The story continues. August of 1876 saw the premiere of Wagner’s Ring Cycle in Bayreuth. Zuchovsky went to the premiere; James, who had no taste for music, did not. I know from the Tchaikovsky biography that Tchaikovsky, too, was at that premiere. I wonder if he and Paul met? Zuchovsky brought his fascination with Wagner home to Paris with him, and continued to bore James by hosting salons featuring performances of Wagner piano transcriptions. But Zuchovsky had also made a connection with Wagner himself. (Tchaikovsky attempted to meet Wagner when he was in Bayreuth for the Ring premiere but Wagner wasn’t home when Tchaikovsky called; he met Franz Liszt instead, Wagner’s father-in-law).

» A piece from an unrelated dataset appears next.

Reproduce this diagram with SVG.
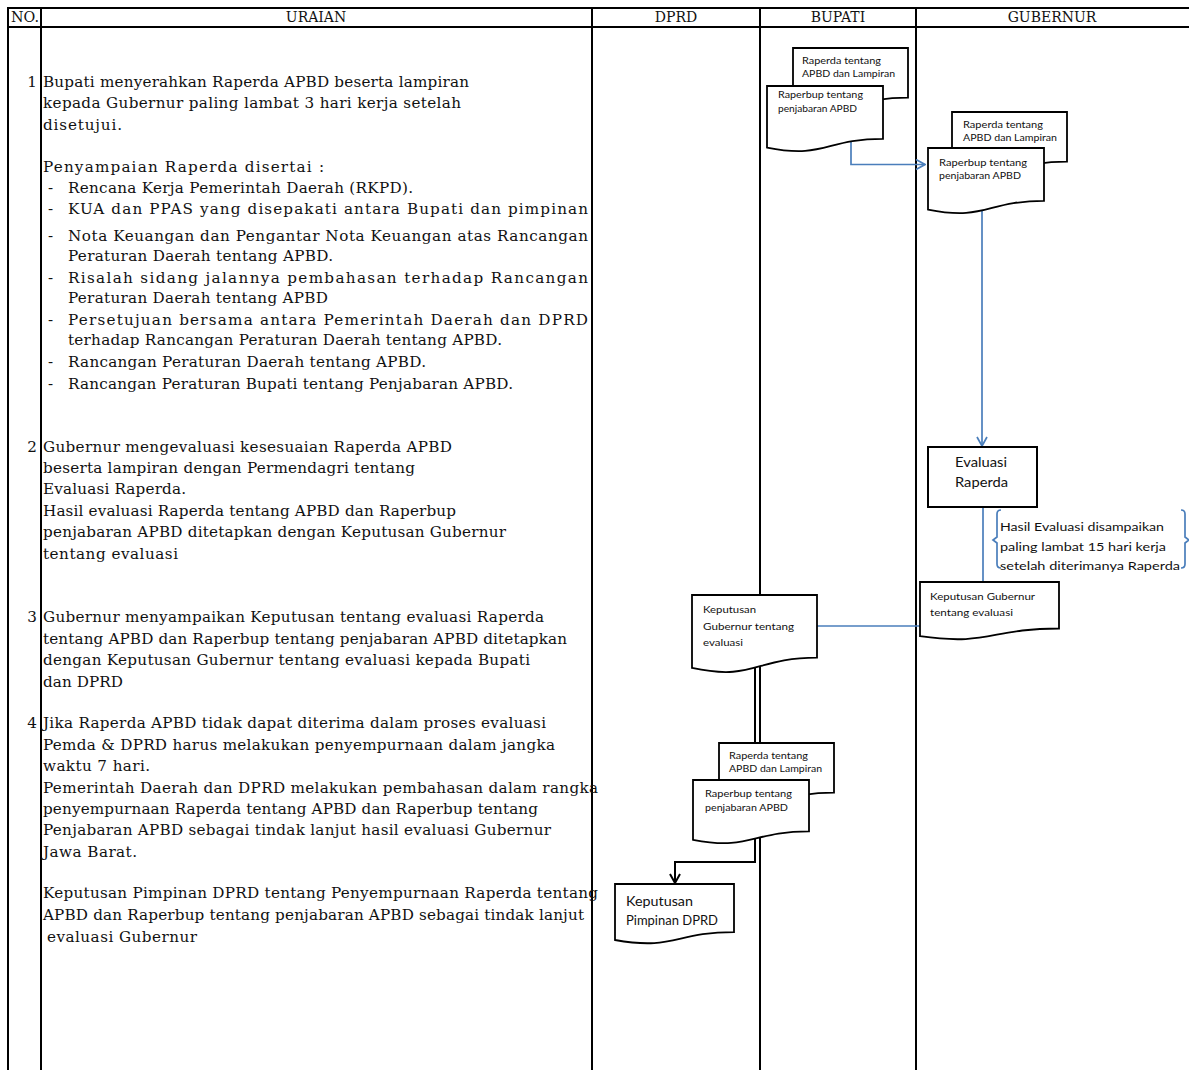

After that year James sees Zuchovsky only occasionally, in different cities. In 1880 Zuchovsky and Wagner are both living in Naples, and Wagner is employing, as a servant, Zuchovsky’s latest lover, Pepino. Gorra says that Wagner and Pepino used to sing together! Zuchovsky goes back and forth between the Wagner’s house and James’, but James declines to meet Wagner, complaining that his German wasn’t good enough. It’s more likely, though, that James was disgusted by the sexual display. He gave up on Zuchovsky after that. But Zuchovsky continued with Wagner and ended up doing the famous set design for the 1882 premiere of Parsifal.

I read a book on Wagner last year, Wagnerism by Alex Ross. Unfortunately there’s no mention of Zuchovsky.